Blue Large-Amplitude Pulsators (BLAPs) are a class of radially pulsating stars with effective temperatures ranging from 20,000 to 35,000 K and pulsation periods between 7 and 75 minutes. This study utilizes the Binary Population and Spectral Synthesis (BPASS) code to investigate helium-burning stars as a formation channel for BLAPs in the Milky Way. The progenitor stars have initial masses of 3-6 $M_{\odot}$, resulting in BLAPs with final masses of 0.5-1.2 $M_{\odot}$. Based on a constant star formation rate of 3 $ M_{\odot}\text{yr}^{-1}$ and solar metallicity (Z = 0.020), population synthesis predicts approximately 14,351 helium-burning BLAPs in the Milky Way: 12,799 with Main Sequence (MS) companions and 1,551 with evolved/compact-object companions. Helium-burning BLAPs show prolonged lifetimes in the pulsation region and a narrow stellar age range for entering this regime (log(t/yr) = 8.0-8.6), unlike pre-white dwarf models. BLAPs with MS companions typically form via Roche lobe overflow, leading to longer orbital periods ($\sim$100 days). Those with evolved/compact-object companions form through common envelope evolution, resulting in shorter periods.
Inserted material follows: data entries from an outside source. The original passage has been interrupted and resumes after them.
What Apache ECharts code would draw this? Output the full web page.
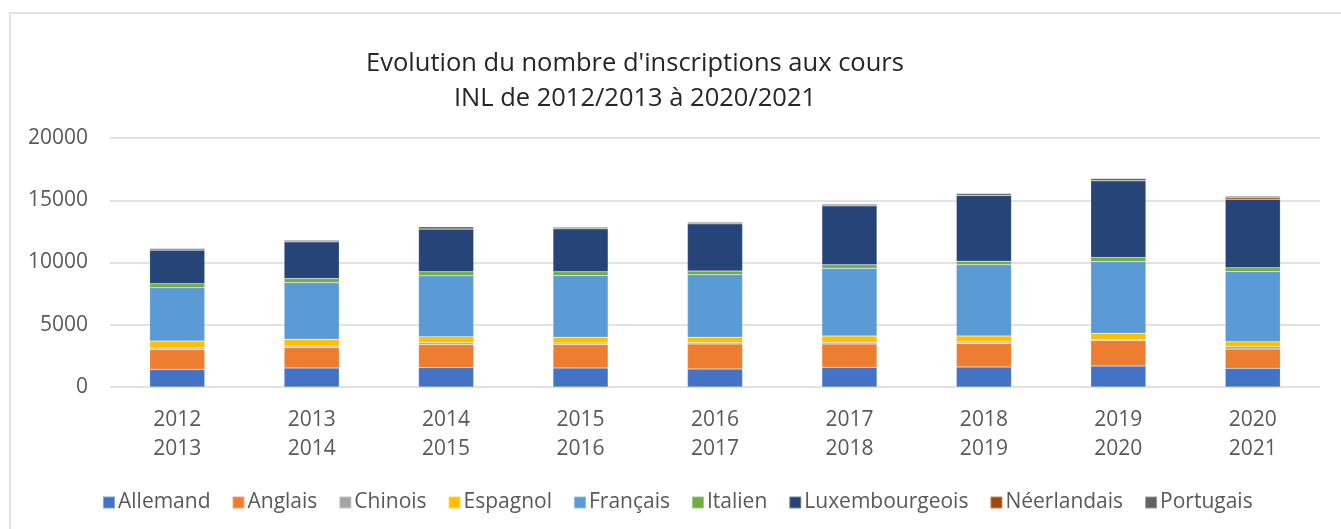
<!DOCTYPE html>
<html>
<head>
<meta charset="utf-8">
<script src="https://cdn.jsdelivr.net/npm/echarts@6/dist/echarts.min.js"></script>
<style>
  html, body { margin: 0; padding: 0; background: #fff; }
  #chart { width: 1341px; height: 529px; }
</style>
</head>
<body>
<div id="chart"></div>
<script>
var years = ['2012\n2013', '2013\n2014', '2014\n2015', '2015\n2016', '2016\n2017',
  '2017\n2018', '2018\n2019', '2019\n2020', '2020\n2021']

var allemand = [1400, 1530, 1550, 1530, 1450, 1580, 1610, 1690, 1500]
var anglais = [1600, 1630, 1850, 1870, 2010, 1880, 1880, 2040, 1550]
var chinois = [130, 130, 160, 130, 110, 130, 130, 80, 190]
var espagnol = [560, 540, 480, 460, 430, 510, 480, 510, 400]
var francais = [4290, 4560, 4900, 4960, 5010, 5440, 5710, 5760, 5630]
var italien = [320, 320, 320, 300, 300, 270, 300, 320, 300]
var luxembourgeois = [2700, 2950, 3430, 3460, 3800, 4740, 5280, 6160, 5520]
var neerlandais = [0, 0, 0, 0, 0, 0, 0, 0, 110]
var portugais = [130, 130, 190, 130, 130, 130, 160, 190, 130]

var yTicks = [0, 5000, 10000, 15000, 20000]

var seriesList = [
  { name: 'Allemand', data: allemand, color: '#4472C4' },
  { name: 'Anglais', data: anglais, color: '#ED7D31' },
  { name: 'Chinois', data: chinois, color: '#A5A5A5' },
  { name: 'Espagnol', data: espagnol, color: '#FFC000' },
  { name: 'Français', data: francais, color: '#5B9BD5' },
  { name: 'Italien', data: italien, color: '#70AD47' },
  { name: 'Luxembourgeois', data: luxembourgeois, color: '#264478' },
  { name: 'Néerlandais', data: neerlandais, color: '#9E480E' },
  { name: 'Portugais', data: portugais, color: '#636363' }
]

var font = '"Open Sans", "Noto Sans", sans-serif'
var myChart = echarts.init(document.getElementById('chart'))
var option = {
  animation: false,
  textStyle: { fontFamily: font },
  title: {
    text: 'Evolution du nombre d\'inscriptions aux cours\nINL de 2012/2013 à 2020/2021',
    left: 630,
    textAlign: 'center',
    top: 41,
    textStyle: { fontFamily: font, fontSize: 25.5, fontWeight: 'normal', color: '#262626', lineHeight: 35 }
  },
  graphic: [{
    type: 'rect',
    silent: true,
    shape: { x: 10, y: 13, width: 1400, height: 600 },
    style: { fill: 'none', stroke: '#d9d9d9', lineWidth: 1.5 }
  }],
  legend: {
    data: seriesList.map(function (s) { return s.name }),
    left: 97,
    top: 487,
    icon: 'rect',
    itemWidth: 12,
    itemHeight: 12,
    itemGap: 21,
    textStyle: { fontFamily: font, fontSize: 21, color: '#595959', padding: [0, 0, 0, -2] }
  },
  grid: {
    left: 110,
    right: 21,
    top: 138,
    bottom: 142,
    containLabel: false
  },
  xAxis: {
    type: 'category',
    data: years,
    axisLine: { show: false },
    axisTick: { show: false },
    axisLabel: { fontFamily: font, fontSize: 21, color: '#595959', lineHeight: 29, margin: 19 }
  },
  yAxis: {
    type: 'value',
    min: yTicks[0],
    max: yTicks[yTicks.length - 1],
    interval: 5000,
    axisLine: { show: false },
    axisTick: { show: false },
    axisLabel: {
      fontFamily: font, fontSize: 21, color: '#595959', margin: 22,
      formatter: function (v) { return String(v) }
    },
    splitLine: { lineStyle: { color: '#d9d9d9', width: 1.5 } }
  },
  series: seriesList.map(function (s) {
    return {
      name: s.name,
      type: 'bar',
      stack: 'total',
      data: s.data,
      barWidth: '41%',
      itemStyle: { color: s.color, borderColor: 'rgba(255,255,255,0.35)', borderWidth: 0.5 }
    }
  })
}
myChart.setOption(option)
</script>
</body>
</html>
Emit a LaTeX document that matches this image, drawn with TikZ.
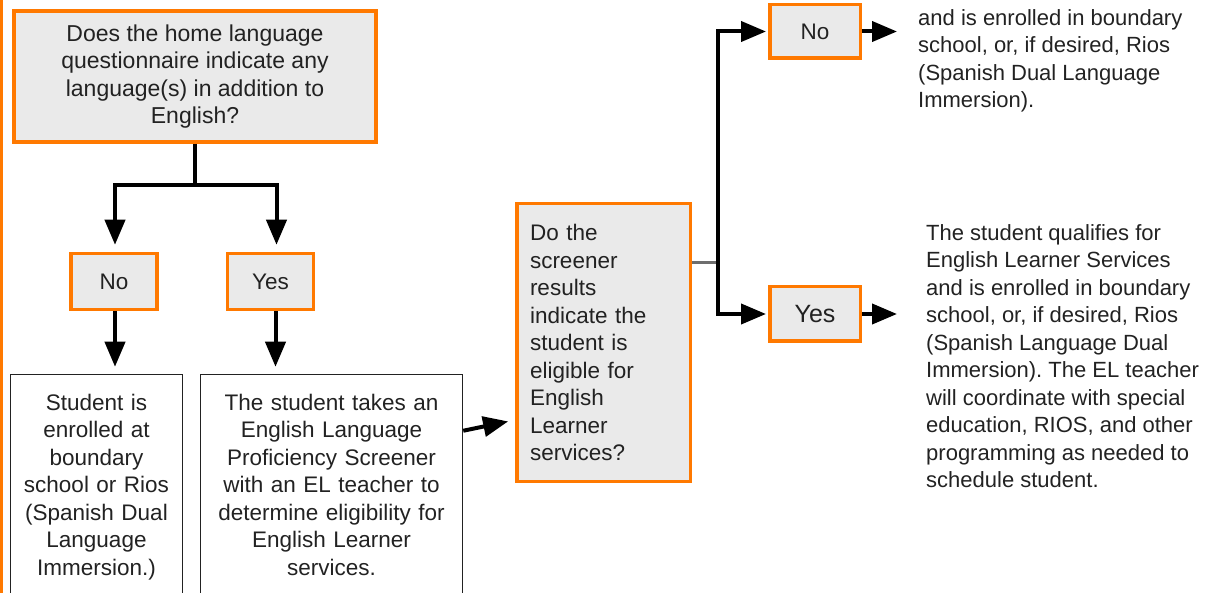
\documentclass[tikz,border=0pt]{standalone}
\usepackage{fontspec}
\setmainfont{Liberation Sans}
\usetikzlibrary{arrows.meta}
\definecolor{boxorange}{RGB}{255,121,0}
\definecolor{boxgray}{RGB}{234,234,234}
\definecolor{inkgray}{RGB}{34,34,34}
\definecolor{stubgray}{RGB}{110,110,110}
\frenchspacing

\begin{document}
\begin{tikzpicture}[x=1pt, y=-1pt,
  every node/.style={text=inkgray, font=\fontsize{22.5}{27.5}\selectfont, inner sep=0pt},
  ask/.style={draw=boxorange, fill=boxgray, line width=3.5pt, align=center},
  choice/.style={draw=boxorange, fill=boxgray, line width=3.5pt},
  stepbox/.style={draw=inkgray, line width=1.5pt, align=center, inner ysep=19.5pt, anchor=north},
  note/.style={align=left, anchor=north west, font=\fontsize{22}{27.5}\selectfont},
  arr/.style={-{Triangle[length=25pt,width=20pt]}, line width=4pt, black, shorten >=7pt}]
  \useasboundingbox (0,0) rectangle (1221,593);
  \clip (0,0) rectangle (1221,593);

  \draw[boxorange, line width=3.5pt] (1.5,0) -- (1.5,593);

  \node[ask, minimum width=362pt, minimum height=131pt, font=\fontsize{23}{27.5}\selectfont] (1) at (195,76.5) {Does the home language\\questionnaire indicate any\\language(s) in addition to\\English?};
  \node[choice, minimum width=86pt, minimum height=56pt] (2) at (114,281.5) {No};
  \node[choice, minimum width=86pt, minimum height=56pt] (3) at (270.5,281.5) {Yes};
  \node[stepbox, text width=172pt] (7) at (96.5,373.75) {Student is\\enrolled at\\boundary\\school or Rios\\(Spanish Dual\\Language\\Immersion.)};
  \node[stepbox, text width=262pt] (8) at (331.5,373.75) {The student takes an\\English Language\\Proficiency Screener\\with an EL teacher to\\determine eligibility for\\English Learner\\services.};
  \node[ask, align=left, text width=147pt, inner xsep=13.25pt, minimum height=277.5pt] (4) at (603.5,342.5) {Do the\\screener\\results\\indicate the\\student is\\eligible for\\English\\Learner\\services?};
  \node[choice, minimum width=90.5pt, minimum height=53.5pt] (5) at (815,31.5) {No};
  \node[choice, minimum width=90.5pt, minimum height=54.5pt, font=\fontsize{25}{30}\selectfont] (6) at (815,314) {Yes};
  \node[note] (9) at (918,9) {and is enrolled in boundary\\school, or, if desired, Rios\\(Spanish Dual Language\\Immersion).};
  \node[note] (10) at (926,224) {The student qualifies for\\English Learner Services\\and is enrolled in boundary\\school, or, if desired, Rios\\(Spanish Language Dual\\Immersion). The EL teacher\\will coordinate with special\\education, RIOS, and other\\programming as needed to\\schedule student.};

  \coordinate (a) at (195,185);
  \coordinate (b) at (718,263);
  \coordinate (c) at (904,31.5);
  \coordinate (d) at (904,314);

  \draw[line width=4pt] (1.south) -- (a);
  \draw[arr] (a) -| ([xshift=1pt]2.north);
  \draw[arr] (a) -| ([xshift=6pt]3.north);
  \draw[arr] ([xshift=1pt]2.south) -- ([xshift=1pt]2.south |- 7.north);
  \draw[arr] ([xshift=5pt]3.south) -- ([xshift=5pt]3.south |- 8.north);
  \draw[arr] ([yshift=-57pt]8.north east) -- ([yshift=-77.5pt]4.west);
  \draw[stubgray, line width=3pt] ([yshift=79.5pt]4.east) -- (b);
  \draw[arr, shorten >=2pt] (b) |- (5.west);
  \draw[arr, shorten >=2pt] (b) |- (6.west);
  \draw[arr] (5) -- (c);
  \draw[arr] (6) -- (d);
\end{tikzpicture}
\end{document}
While Galactic extinction makes most BLAPs faint (apparent magnitudes $>$ 25), future surveys like WFST and VRO LSST are expected to detect approximately 500-900. This research establishes helium-burning stars as a significant BLAP contributor and offers testable predictions regarding their binary properties and Galactic distribution.